*What is expected*
Return the material word for word. Do not include the pictures.

*Dataset content*
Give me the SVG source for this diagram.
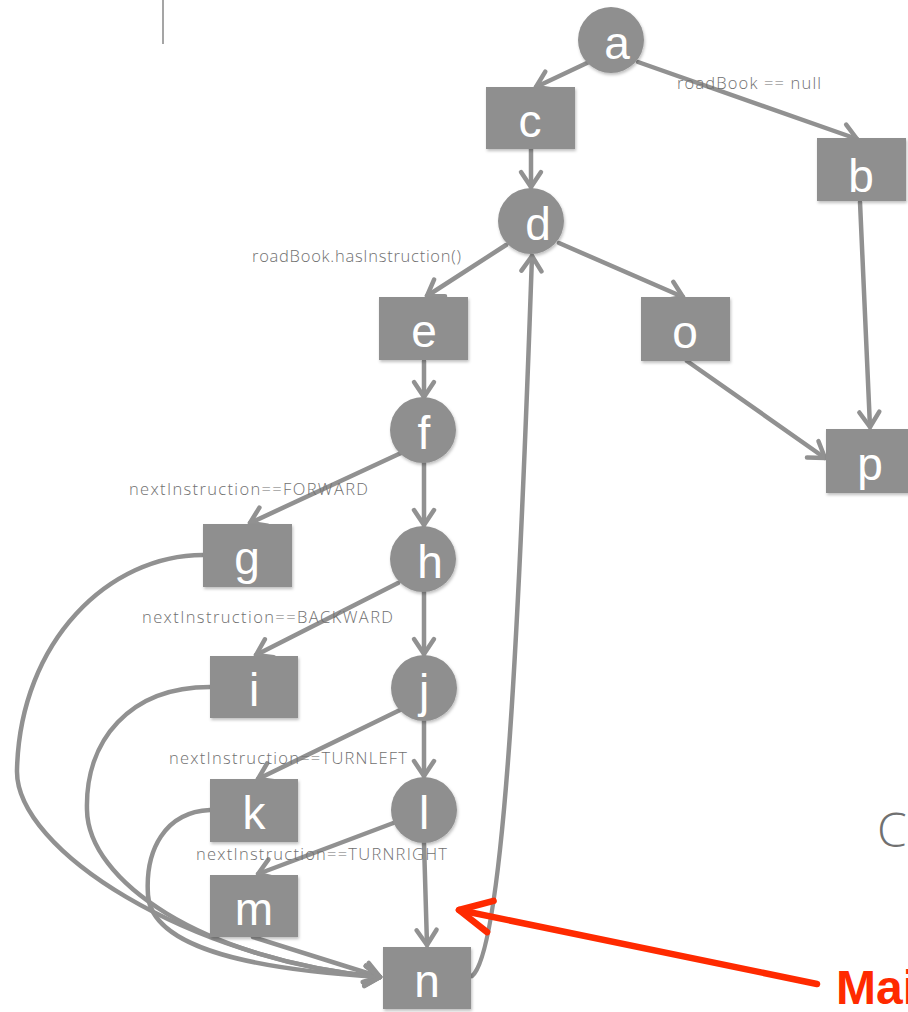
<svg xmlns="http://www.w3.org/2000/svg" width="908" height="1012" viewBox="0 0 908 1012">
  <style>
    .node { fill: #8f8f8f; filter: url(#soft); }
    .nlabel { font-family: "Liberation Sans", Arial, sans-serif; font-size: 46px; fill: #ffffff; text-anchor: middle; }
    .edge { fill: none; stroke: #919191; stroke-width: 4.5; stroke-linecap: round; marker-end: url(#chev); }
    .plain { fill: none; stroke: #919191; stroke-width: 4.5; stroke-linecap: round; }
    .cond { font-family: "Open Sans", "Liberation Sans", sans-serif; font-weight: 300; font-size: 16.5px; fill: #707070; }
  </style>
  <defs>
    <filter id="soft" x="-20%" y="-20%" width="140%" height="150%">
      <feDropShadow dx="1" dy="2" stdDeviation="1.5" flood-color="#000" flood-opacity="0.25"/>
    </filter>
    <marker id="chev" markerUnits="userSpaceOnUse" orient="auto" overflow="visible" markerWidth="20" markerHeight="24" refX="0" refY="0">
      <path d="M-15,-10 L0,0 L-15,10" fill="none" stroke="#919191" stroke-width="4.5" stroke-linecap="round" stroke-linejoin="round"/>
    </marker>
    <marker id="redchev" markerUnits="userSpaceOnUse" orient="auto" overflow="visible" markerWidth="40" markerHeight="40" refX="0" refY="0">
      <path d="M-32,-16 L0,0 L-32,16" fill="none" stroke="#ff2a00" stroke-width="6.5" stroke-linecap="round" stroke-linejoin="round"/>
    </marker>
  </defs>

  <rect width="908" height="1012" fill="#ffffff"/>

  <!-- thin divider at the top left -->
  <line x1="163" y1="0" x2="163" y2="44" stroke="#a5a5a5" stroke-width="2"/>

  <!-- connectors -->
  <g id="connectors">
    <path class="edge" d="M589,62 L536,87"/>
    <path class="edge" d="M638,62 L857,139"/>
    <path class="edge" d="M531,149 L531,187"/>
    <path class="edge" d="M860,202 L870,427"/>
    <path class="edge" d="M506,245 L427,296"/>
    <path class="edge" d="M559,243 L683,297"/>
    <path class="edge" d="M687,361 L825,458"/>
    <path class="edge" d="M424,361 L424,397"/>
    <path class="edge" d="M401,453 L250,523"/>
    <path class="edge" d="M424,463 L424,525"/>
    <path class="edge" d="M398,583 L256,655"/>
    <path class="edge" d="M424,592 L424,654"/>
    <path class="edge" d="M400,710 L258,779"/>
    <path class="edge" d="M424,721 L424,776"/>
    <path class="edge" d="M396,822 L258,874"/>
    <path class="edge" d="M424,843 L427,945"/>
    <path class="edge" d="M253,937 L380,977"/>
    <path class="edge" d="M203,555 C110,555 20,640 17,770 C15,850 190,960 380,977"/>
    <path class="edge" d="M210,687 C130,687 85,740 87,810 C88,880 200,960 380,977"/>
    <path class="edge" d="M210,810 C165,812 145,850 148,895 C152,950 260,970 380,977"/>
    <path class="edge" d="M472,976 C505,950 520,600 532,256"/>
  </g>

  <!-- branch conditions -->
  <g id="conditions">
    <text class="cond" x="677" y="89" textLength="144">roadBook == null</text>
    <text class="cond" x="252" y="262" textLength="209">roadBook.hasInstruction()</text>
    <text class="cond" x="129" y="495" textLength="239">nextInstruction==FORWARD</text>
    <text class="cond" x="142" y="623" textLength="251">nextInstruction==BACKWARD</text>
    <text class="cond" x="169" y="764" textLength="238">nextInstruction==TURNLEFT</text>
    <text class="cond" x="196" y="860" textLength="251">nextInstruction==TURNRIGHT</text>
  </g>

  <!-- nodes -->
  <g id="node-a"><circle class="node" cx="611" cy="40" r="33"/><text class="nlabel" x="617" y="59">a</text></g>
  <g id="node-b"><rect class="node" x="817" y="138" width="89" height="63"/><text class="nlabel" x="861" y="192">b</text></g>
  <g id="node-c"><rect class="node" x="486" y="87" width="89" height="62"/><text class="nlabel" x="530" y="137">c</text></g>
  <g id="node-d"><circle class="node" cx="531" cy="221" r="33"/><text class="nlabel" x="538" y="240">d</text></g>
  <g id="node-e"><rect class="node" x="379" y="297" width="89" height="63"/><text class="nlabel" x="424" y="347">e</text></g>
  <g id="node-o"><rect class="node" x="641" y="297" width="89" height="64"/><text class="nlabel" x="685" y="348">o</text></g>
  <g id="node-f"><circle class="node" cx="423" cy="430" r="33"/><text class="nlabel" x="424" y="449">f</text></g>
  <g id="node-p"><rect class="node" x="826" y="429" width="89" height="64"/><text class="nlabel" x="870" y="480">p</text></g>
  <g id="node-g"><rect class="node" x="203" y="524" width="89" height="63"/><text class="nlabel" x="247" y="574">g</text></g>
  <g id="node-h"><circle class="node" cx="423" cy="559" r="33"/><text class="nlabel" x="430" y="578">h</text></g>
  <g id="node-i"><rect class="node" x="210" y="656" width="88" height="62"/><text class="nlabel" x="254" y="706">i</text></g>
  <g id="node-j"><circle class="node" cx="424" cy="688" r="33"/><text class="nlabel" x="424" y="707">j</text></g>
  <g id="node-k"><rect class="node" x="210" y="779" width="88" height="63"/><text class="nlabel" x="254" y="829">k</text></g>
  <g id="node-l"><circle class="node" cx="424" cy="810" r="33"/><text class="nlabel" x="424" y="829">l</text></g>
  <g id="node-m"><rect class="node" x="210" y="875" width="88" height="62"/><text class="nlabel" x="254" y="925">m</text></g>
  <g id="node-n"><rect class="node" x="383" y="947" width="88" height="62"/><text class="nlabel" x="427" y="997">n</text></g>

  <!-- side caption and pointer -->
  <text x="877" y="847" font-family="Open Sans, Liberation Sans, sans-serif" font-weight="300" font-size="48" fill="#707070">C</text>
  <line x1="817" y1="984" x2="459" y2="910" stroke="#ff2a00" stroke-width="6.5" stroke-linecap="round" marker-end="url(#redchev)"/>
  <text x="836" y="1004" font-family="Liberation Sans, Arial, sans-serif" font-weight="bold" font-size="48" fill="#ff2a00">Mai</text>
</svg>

*Written solution*
Give me the SVG source for this diagram.
<svg xmlns="http://www.w3.org/2000/svg" width="908" height="1012" viewBox="0 0 908 1012">
  <style>
    .node { fill: #8f8f8f; filter: url(#soft); }
    .nlabel { font-family: "Liberation Sans", Arial, sans-serif; font-size: 46px; fill: #ffffff; text-anchor: middle; }
    .edge { fill: none; stroke: #919191; stroke-width: 4.5; stroke-linecap: round; marker-end: url(#chev); }
    .plain { fill: none; stroke: #919191; stroke-width: 4.5; stroke-linecap: round; }
    .cond { font-family: "Open Sans", "Liberation Sans", sans-serif; font-weight: 300; font-size: 16.5px; fill: #707070; }
  </style>
  <defs>
    <filter id="soft" x="-20%" y="-20%" width="140%" height="150%">
      <feDropShadow dx="1" dy="2" stdDeviation="1.5" flood-color="#000" flood-opacity="0.25"/>
    </filter>
    <marker id="chev" markerUnits="userSpaceOnUse" orient="auto" overflow="visible" markerWidth="20" markerHeight="24" refX="0" refY="0">
      <path d="M-15,-10 L0,0 L-15,10" fill="none" stroke="#919191" stroke-width="4.5" stroke-linecap="round" stroke-linejoin="round"/>
    </marker>
    <marker id="redchev" markerUnits="userSpaceOnUse" orient="auto" overflow="visible" markerWidth="40" markerHeight="40" refX="0" refY="0">
      <path d="M-32,-16 L0,0 L-32,16" fill="none" stroke="#ff2a00" stroke-width="6.5" stroke-linecap="round" stroke-linejoin="round"/>
    </marker>
  </defs>

  <rect width="908" height="1012" fill="#ffffff"/>

  <!-- thin divider at the top left -->
  <line x1="163" y1="0" x2="163" y2="44" stroke="#a5a5a5" stroke-width="2"/>

  <!-- connectors -->
  <g id="connectors">
    <path class="edge" d="M589,62 L536,87"/>
    <path class="edge" d="M638,62 L857,139"/>
    <path class="edge" d="M531,149 L531,187"/>
    <path class="edge" d="M860,202 L870,427"/>
    <path class="edge" d="M506,245 L427,296"/>
    <path class="edge" d="M559,243 L683,297"/>
    <path class="edge" d="M687,361 L825,458"/>
    <path class="edge" d="M424,361 L424,397"/>
    <path class="edge" d="M401,453 L250,523"/>
    <path class="edge" d="M424,463 L424,525"/>
    <path class="edge" d="M398,583 L256,655"/>
    <path class="edge" d="M424,592 L424,654"/>
    <path class="edge" d="M400,710 L258,779"/>
    <path class="edge" d="M424,721 L424,776"/>
    <path class="edge" d="M396,822 L258,874"/>
    <path class="edge" d="M424,843 L427,945"/>
    <path class="edge" d="M253,937 L380,977"/>
    <path class="edge" d="M203,555 C110,555 20,640 17,770 C15,850 190,960 380,977"/>
    <path class="edge" d="M210,687 C130,687 85,740 87,810 C88,880 200,960 380,977"/>
    <path class="edge" d="M210,810 C165,812 145,850 148,895 C152,950 260,970 380,977"/>
    <path class="edge" d="M472,976 C505,950 520,600 532,256"/>
  </g>

  <!-- branch conditions -->
  <g id="conditions">
    <text class="cond" x="677" y="89" textLength="144">roadBook == null</text>
    <text class="cond" x="252" y="262" textLength="209">roadBook.hasInstruction()</text>
    <text class="cond" x="129" y="495" textLength="239">nextInstruction==FORWARD</text>
    <text class="cond" x="142" y="623" textLength="251">nextInstruction==BACKWARD</text>
    <text class="cond" x="169" y="764" textLength="238">nextInstruction==TURNLEFT</text>
    <text class="cond" x="196" y="860" textLength="251">nextInstruction==TURNRIGHT</text>
  </g>

  <!-- nodes -->
  <g id="node-a"><circle class="node" cx="611" cy="40" r="33"/><text class="nlabel" x="617" y="59">a</text></g>
  <g id="node-b"><rect class="node" x="817" y="138" width="89" height="63"/><text class="nlabel" x="861" y="192">b</text></g>
  <g id="node-c"><rect class="node" x="486" y="87" width="89" height="62"/><text class="nlabel" x="530" y="137">c</text></g>
  <g id="node-d"><circle class="node" cx="531" cy="221" r="33"/><text class="nlabel" x="538" y="240">d</text></g>
  <g id="node-e"><rect class="node" x="379" y="297" width="89" height="63"/><text class="nlabel" x="424" y="347">e</text></g>
  <g id="node-o"><rect class="node" x="641" y="297" width="89" height="64"/><text class="nlabel" x="685" y="348">o</text></g>
  <g id="node-f"><circle class="node" cx="423" cy="430" r="33"/><text class="nlabel" x="424" y="449">f</text></g>
  <g id="node-p"><rect class="node" x="826" y="429" width="89" height="64"/><text class="nlabel" x="870" y="480">p</text></g>
  <g id="node-g"><rect class="node" x="203" y="524" width="89" height="63"/><text class="nlabel" x="247" y="574">g</text></g>
  <g id="node-h"><circle class="node" cx="423" cy="559" r="33"/><text class="nlabel" x="430" y="578">h</text></g>
  <g id="node-i"><rect class="node" x="210" y="656" width="88" height="62"/><text class="nlabel" x="254" y="706">i</text></g>
  <g id="node-j"><circle class="node" cx="424" cy="688" r="33"/><text class="nlabel" x="424" y="707">j</text></g>
  <g id="node-k"><rect class="node" x="210" y="779" width="88" height="63"/><text class="nlabel" x="254" y="829">k</text></g>
  <g id="node-l"><circle class="node" cx="424" cy="810" r="33"/><text class="nlabel" x="424" y="829">l</text></g>
  <g id="node-m"><rect class="node" x="210" y="875" width="88" height="62"/><text class="nlabel" x="254" y="925">m</text></g>
  <g id="node-n"><rect class="node" x="383" y="947" width="88" height="62"/><text class="nlabel" x="427" y="997">n</text></g>

  <!-- side caption and pointer -->
  <text x="877" y="847" font-family="Open Sans, Liberation Sans, sans-serif" font-weight="300" font-size="48" fill="#707070">C</text>
  <line x1="817" y1="984" x2="459" y2="910" stroke="#ff2a00" stroke-width="6.5" stroke-linecap="round" marker-end="url(#redchev)"/>
  <text x="836" y="1004" font-family="Liberation Sans, Arial, sans-serif" font-weight="bold" font-size="48" fill="#ff2a00">Mai</text>
</svg>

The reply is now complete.